Web Scraping
API Reference
Complete request and response schema for the Web Scraping API.
POST /scrape
Scrape a web page and return the fully rendered HTML content.
Endpoint
POST https://api.pagepry.com/v1/scrapeHeaders
| Header | Required | Description |
|---|---|---|
x-api-key | Yes | Your PagePry API key |
Content-Type | Yes | Must be application/json |
Request body
| Parameter | Type | Default | Description |
|---|---|---|---|
url | string | required | The URL to scrape. Must be a valid URL. |
waitFor | string | "auto" | Page readiness strategy. One of: "auto", "networkidle", "domcontentloaded". See Wait Strategies. |
timeoutMs | number | 30000 | Maximum wait time in ms (1,000–120,000). |
proxy | string | "none" | Proxy type: "none", "datacenter", "residential". See Proxies. |
headers | object | — | Custom HTTP headers as key-value pairs. |
cookies | array | — | Cookies to set before navigation. Each entry: {name, value, domain}. See Cookies & Headers. |
cache | boolean | true | Use cached results if available.

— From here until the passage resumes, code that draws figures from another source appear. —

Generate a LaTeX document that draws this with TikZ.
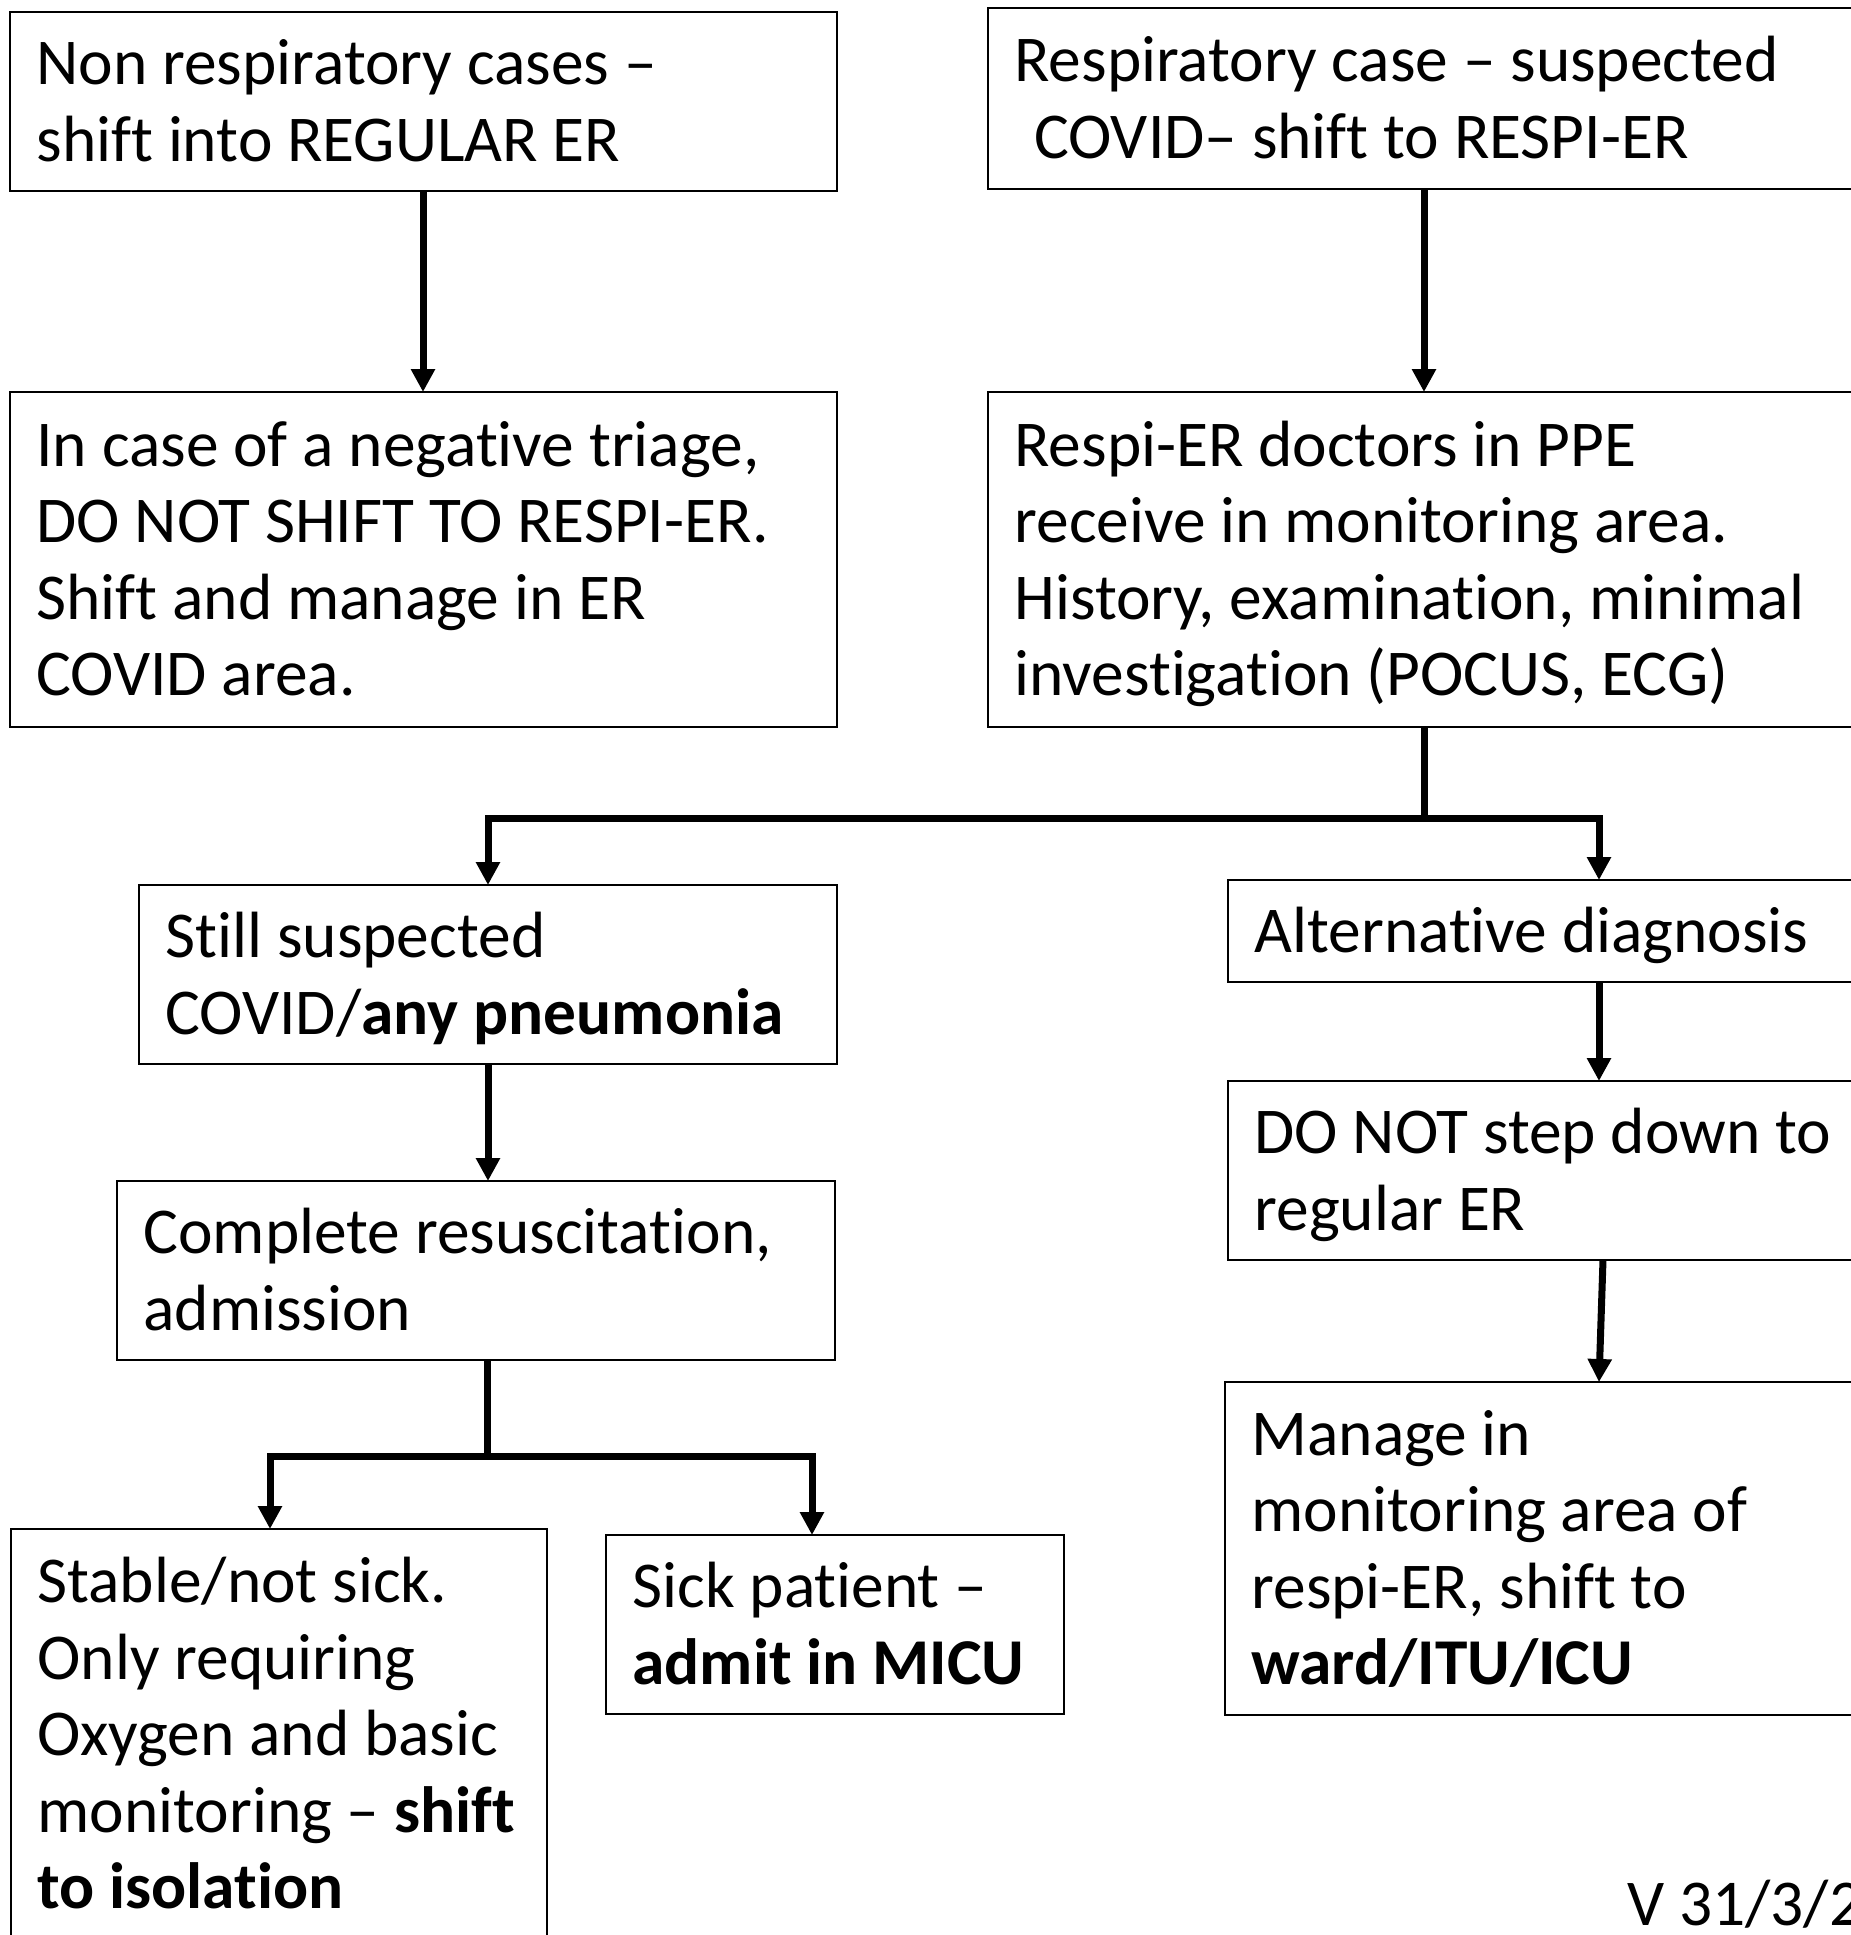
\documentclass[tikz,border=0pt]{standalone}
\usepackage{fontspec}
\setmainfont{Carlito}[Ligatures=NoCommon]
\usetikzlibrary{arrows.meta}
% invisible strut giving every box the same line height and depth
\newcommand\lnstrut{\rule[-7.4pt]{0pt}{36.4pt}}
\begin{document}
\begin{tikzpicture}[x=0.5pt,y=-0.5pt,
  box/.style={draw, line width=1pt, anchor=north west, outer sep=0pt,
    inner xsep=13.25pt, inner ysep=0pt, align=flush left,
    font=\fontsize{32.7pt}{38.25pt}\selectfont,
    execute at begin node=\lnstrut, execute at end node=\lnstrut},
  boxsize/.style n args={3}{minimum width=#1, text width=#2, minimum height=#3},
  conn/.style={line width=3.5pt, line join=miter},
  arr/.style={conn, -{Triangle[length=11.5pt,width=11.5pt]}}]

\useasboundingbox (0,0) rectangle (1851,1935);

% boxes
\node[box, boxsize={413.5pt}{387pt}{89.5pt}] (A) at (10,12)
  {Non respiratory cases --\\shift into REGULAR ER};
\node[box, boxsize={456pt}{429.5pt}{90.5pt}] (B) at (988,8)
  {Respiratory case -- suspected\\\hspace*{0.3em}COVID-- shift to RESPI-ER};
\node[box, boxsize={413.5pt}{387pt}{167.5pt}] (C) at (10,392)
  {In case of a negative triage,\\DO NOT SHIFT TO RESPI-ER.\\Shift and manage in ER\\COVID area.};
\node[box, boxsize={456pt}{429.5pt}{167.5pt}] (D) at (988,392)
  {Respi-ER doctors in PPE\\receive in monitoring area.\\History, examination, minimal\\investigation (POCUS, ECG)};
\node[box, boxsize={349pt}{322.5pt}{89.5pt}] (E) at (139,885)
  {Still suspected\\COVID/\textbf{any pneumonia}};
\node[box, boxsize={336pt}{309.5pt}{51pt}] (F) at (1228,880)
  {Alternative diagnosis};
\node[box, boxsize={336pt}{309.5pt}{89.5pt}] (G) at (1228,1081)
  {\mbox{DO NOT step down to}\\regular ER};
\node[box, boxsize={337.5pt}{311pt}{166.5pt}] (H) at (1225,1382)
  {Manage in\\monitoring area of\\respi-ER, shift to\\\textbf{ward/ITU/ICU}};
\node[box, boxsize={359pt}{332.5pt}{89.5pt}] (I) at (117,1181)
  {Complete resuscitation,\\admission};
\node[box, boxsize={268pt}{241.5pt}{205pt}] (J) at (11,1529)
  {Stable/not sick.\\Only requiring\\Oxygen and basic\\\mbox{monitoring -- \textbf{shift}}\\\textbf{to isolation}};
\node[box, boxsize={229pt}{202.5pt}{89.5pt}] (K) at (606,1535)
  {Sick patient --\\\textbf{admit in MICU}};

\node[anchor=base west, inner sep=0pt, font=\fontsize{32.7pt}{38.25pt}\selectfont]
  (ver) at (1627,1925) {V 31/3/20};

% connector columns and branch rows
\coordinate (colA) at (423,0);
\coordinate (colR) at (1424,0);
\coordinate (colE) at (488,0);
\coordinate (colF) at (1599,0);
\coordinate (colG) at (1603,0);
\coordinate (colS) at (487,0);
\coordinate (colJ) at (270,0);
\coordinate (colK) at (812,0);
\coordinate (rowD) at (0,818);
\coordinate (rowI) at (0,1456);

% connectors
\draw[arr] (A.south -| colA) -- (C.north -| colA);
\draw[arr] (B.south -| colR) -- (D.north -| colR);
\draw[conn] (D.south -| colR) -- (colR |- rowD);
\draw[arr] (colR |- rowD) -| (E.north -| colE);
\draw[arr] (colR |- rowD) -| (F.north -| colF);
\draw[arr] (F.south -| colF) -- (G.north -| colF);
\draw[arr] (G.south -| colG) -- (H.north -| colF);
\draw[arr] (E.south -| colE) -- (I.north -| colE);
\draw[conn] (I.south -| colS) -- (colS |- rowI);
\draw[arr] (colS |- rowI) -| (J.north -| colJ);
\draw[arr] (colS |- rowI) -| (K.north -| colK);
\end{tikzpicture}
\end{document}
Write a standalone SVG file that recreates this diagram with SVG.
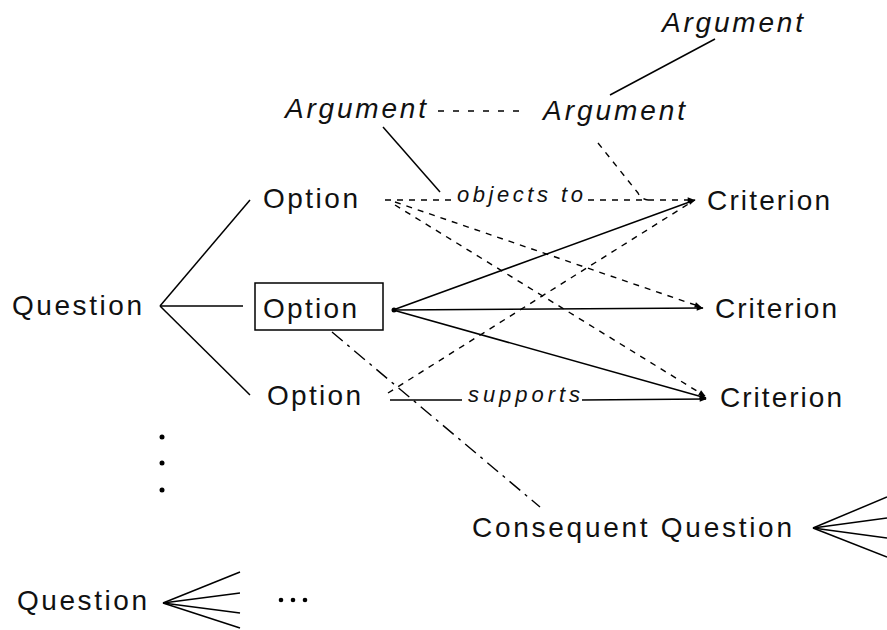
<svg xmlns="http://www.w3.org/2000/svg" width="887" height="630" viewBox="0 0 887 630">
<style>
text{font-family:"Liberation Sans",Arial,sans-serif;fill:#111;}
.n{font-size:28px;}
.a{font-size:28px;font-style:italic;}
.l{font-size:22px;font-style:italic;}
.s{stroke:#000;stroke-width:1.5;fill:none;}
.d{stroke:#000;stroke-width:1.4;fill:none;stroke-dasharray:6 6;}
.d2{stroke:#000;stroke-width:1.4;fill:none;stroke-dasharray:6 9;}
.dd{stroke:#000;stroke-width:1.4;fill:none;stroke-dasharray:14 6 3 6;}
</style>
<defs>
<marker id="ar" viewBox="0 0 10 10" refX="9" refY="5" markerWidth="9" markerHeight="7" markerUnits="userSpaceOnUse" orient="auto">
<path d="M0,1 L10,5 L0,9 z" fill="#000"/>
</marker>
</defs>
<g id="connectors">
<line class="s" x1="160" y1="306" x2="250" y2="200"/>
<line class="s" x1="160" y1="306" x2="243" y2="306"/>
<line class="s" x1="160" y1="306" x2="250" y2="395"/>
<line class="s" x1="610" y1="95" x2="715" y2="39"/>
<line class="d2" x1="438" y1="111" x2="528" y2="111"/>
<line class="s" x1="383" y1="127" x2="440" y2="192"/>
<path class="d" d="M598,143 L638,193 Q641,199 648,200"/>
<line class="d" x1="385" y1="200" x2="453" y2="200"/>
<line class="d" x1="588" y1="200" x2="694" y2="200" marker-end="url(#ar)"/>
<line class="d" x1="395" y1="202" x2="701" y2="307" marker-end="url(#ar)"/>
<line class="d" x1="395" y1="205" x2="705" y2="396" marker-end="url(#ar)"/>
<line class="d" x1="388" y1="393" x2="690" y2="203"/>
<line class="s" x1="393" y1="310" x2="695" y2="200" marker-end="url(#ar)"/>
<line class="s" x1="393" y1="310" x2="703" y2="308" marker-end="url(#ar)"/>
<line class="s" x1="393" y1="310" x2="706" y2="398" marker-end="url(#ar)"/>
<circle cx="394" cy="310" r="2.5" fill="#000"/>
<line class="s" x1="390" y1="400" x2="462" y2="400"/>
<line class="s" x1="582" y1="400" x2="706" y2="399" marker-end="url(#ar)"/>
<line class="dd" x1="332" y1="332" x2="540" y2="507"/>
<line class="s" x1="813" y1="528" x2="887" y2="497"/>
<line class="s" x1="813" y1="528" x2="887" y2="518"/>
<line class="s" x1="813" y1="528" x2="887" y2="538"/>
<line class="s" x1="813" y1="528" x2="887" y2="557"/>
<line class="s" x1="163" y1="603" x2="240" y2="572"/>
<line class="s" x1="163" y1="603" x2="240" y2="593"/>
<line class="s" x1="163" y1="603" x2="240" y2="613"/>
<line class="s" x1="163" y1="603" x2="240" y2="628"/>
<text class="l" x="457" y="202" textLength="126" lengthAdjust="spacing">objects to</text>
<text class="l" x="468" y="402" textLength="112" lengthAdjust="spacing">supports</text>
</g>
<g id="question1"><text class="n" x="12" y="315" textLength="130" lengthAdjust="spacing">Question</text></g>
<g id="option1"><text class="n" x="263" y="208" textLength="95" lengthAdjust="spacing">Option</text></g>
<g id="option2"><rect x="255" y="283" width="128" height="47" fill="none" stroke="#000" stroke-width="1.5"/><text class="n" x="263" y="318" textLength="94" lengthAdjust="spacing">Option</text></g>
<g id="option3"><text class="n" x="267" y="405" textLength="94" lengthAdjust="spacing">Option</text></g>
<g id="argument1"><text class="a" x="285" y="118" textLength="141" lengthAdjust="spacing">Argument</text></g>
<g id="argument2"><text class="a" x="543" y="120" textLength="142" lengthAdjust="spacing">Argument</text></g>
<g id="argument3"><text class="a" x="662" y="32" textLength="141" lengthAdjust="spacing">Argument</text></g>
<g id="criterion1"><text class="n" x="707" y="210" textLength="123" lengthAdjust="spacing">Criterion</text></g>
<g id="criterion2"><text class="n" x="715" y="318" textLength="122" lengthAdjust="spacing">Criterion</text></g>
<g id="criterion3"><text class="n" x="720" y="407" textLength="122" lengthAdjust="spacing">Criterion</text></g>
<g id="consequent"><text class="n" x="472" y="537" textLength="320" lengthAdjust="spacing">Consequent Question</text></g>
<g id="question2"><text class="n" x="17" y="610" textLength="130" lengthAdjust="spacing">Question</text></g>
<g id="vdots"><circle cx="162" cy="437" r="2.5" fill="#000"/><circle cx="162" cy="463" r="2.5" fill="#000"/><circle cx="162" cy="490" r="2.5" fill="#000"/></g>
<g id="hdots"><circle cx="281" cy="600" r="2.3" fill="#000"/><circle cx="293" cy="600" r="2.3" fill="#000"/><circle cx="305" cy="600" r="2.3" fill="#000"/></g>
</svg>
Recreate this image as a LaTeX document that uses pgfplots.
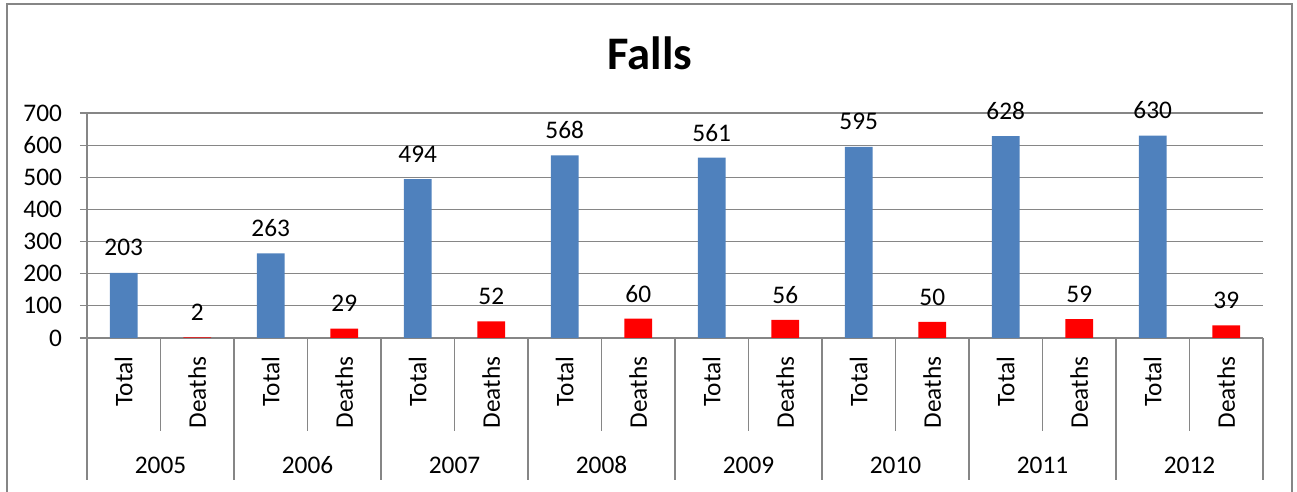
\documentclass[border=0pt]{standalone}
\usepackage{fontspec}
\setmainfont{Carlito}
\usepackage{pgfplots}
\pgfplotsset{compat=1.18}
\definecolor{gridgray}{RGB}{134,134,134}
\definecolor{barblue}{RGB}{79,129,189}
\definecolor{barred}{RGB}{255,0,0}
\pgfplotsset{/pgf/number format/assume math mode=true}
\begin{document}
\begin{tikzpicture}
\path[use as bounding box] (-65.25pt,-115.5pt) rectangle (907.5pt,253.5pt);
\draw[gridgray, line width=1pt] (-60pt,-130pt) rectangle (903.75pt,250.5pt);
\node[font=\fontsize{35}{35}\selectfont\bfseries] at (422.25pt,213.75pt) {Falls};
\begin{axis}[
  scale only axis, width=882pt, height=168.75pt,
  xmin=-0.5, xmax=15.5, ymin=0, ymax=700,
  ytick={0,100,...,700},
  xtick={0,...,15},
  xticklabels={Total,Deaths,Total,Deaths,Total,Deaths,Total,Deaths,Total,Deaths,Total,Deaths,Total,Deaths,Total,Deaths},
  axis x line*=bottom, axis y line*=left,
  axis line style={gridgray, line width=0.8pt, -},
  ymajorgrids, grid style={gridgray, line width=0.8pt},
  ytick style={gridgray, line width=0.8pt},
  xtick style={draw=none},
  major tick length=5.25pt,
  tick align=outside,
  ybar, bar shift=0pt, bar width=0.38,
  nodes near coords,
  nodes near coords style={font=\fontsize{19}{19}\selectfont, anchor=center, yshift=18.75pt, text=black},
  ticklabel style={font=\fontsize{19}{19}\selectfont, text=black},
  yticklabel style={xshift=-10pt},
  xticklabel style={rotate=90, anchor=east, xshift=-5.25pt},
  clip=false,
]
\addplot[fill=barblue, draw=none] coordinates {(0,203) (2,263) (4,494) (6,568) (8,561) (10,595) (12,628) (14,630)};
\addplot[fill=barred, draw=none] coordinates {(1,2) (3,29) (5,52) (7,60) (9,56) (11,50) (13,59) (15,39)};
\pgfplotsinvokeforeach{0.5,2.5,4.5,6.5,8.5,10.5,12.5,14.5}{
  \draw[gridgray, line width=0.8pt] (axis cs:#1,0) -- ++(0pt,-69.75pt);
}
\pgfplotsinvokeforeach{-0.5,1.5,3.5,5.5,7.5,9.5,11.5,13.5,15.5}{
  \draw[gridgray, line width=0.8pt] (axis cs:#1,0) -- ++(0pt,-106.5pt);
}
\node[font=\fontsize{19}{19}\selectfont] at (axis cs:0.5,0) [yshift=-95.25pt] {2005};
\node[font=\fontsize{19}{19}\selectfont] at (axis cs:2.5,0) [yshift=-95.25pt] {2006};
\node[font=\fontsize{19}{19}\selectfont] at (axis cs:4.5,0) [yshift=-95.25pt] {2007};
\node[font=\fontsize{19}{19}\selectfont] at (axis cs:6.5,0) [yshift=-95.25pt] {2008};
\node[font=\fontsize{19}{19}\selectfont] at (axis cs:8.5,0) [yshift=-95.25pt] {2009};
\node[font=\fontsize{19}{19}\selectfont] at (axis cs:10.5,0) [yshift=-95.25pt] {2010};
\node[font=\fontsize{19}{19}\selectfont] at (axis cs:12.5,0) [yshift=-95.25pt] {2011};
\node[font=\fontsize{19}{19}\selectfont] at (axis cs:14.5,0) [yshift=-95.25pt] {2012};
\end{axis}
\end{tikzpicture}
\end{document}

Cached responses cost 0 credits. |
Example request
curl -X POST https://api.pagepry.com/v1/scrape \
-H "x-api-key: pp_live_your_key_here" \
-H "Content-Type: application/json" \
-d '{
"url": "https://example.com",
"waitFor": "auto",
"proxy": "datacenter",
"cache": true
}'Success response (200)
{
"success": true,
"html": "<!DOCTYPE html><html>...</html>",
"metadata": {
"statusCode": 200,
"url": "https://example.com",
"resolvedUrl": "https://example.com/",
"contentType": "text/html; charset=utf-8",
"renderStrategy": "ssr-early-return",
"loadTimeMs": 847,
"fromCache": false
}
}| Field | Type | Description |
|---|---|---|
success | boolean | Always true for successful responses. |
html | string | The fully rendered HTML content of the page. |
metadata.statusCode | number | HTTP status code of the target page. |
metadata.url | string | The original requested URL. |
metadata.resolvedUrl | string | The final URL after any redirects. |
metadata.contentType | string | Content-Type header of the response. |
metadata.renderStrategy | string | The readiness strategy used (e.g., ssr-early-return, network-idle). |
metadata.loadTimeMs | number | Time in milliseconds to load and render the page. |
metadata.fromCache | boolean | Whether this result was served from cache. |
Error response
{
"success": false,
"error": "Human-readable error message"
}See Errors for the full list of error codes and HTTP status codes.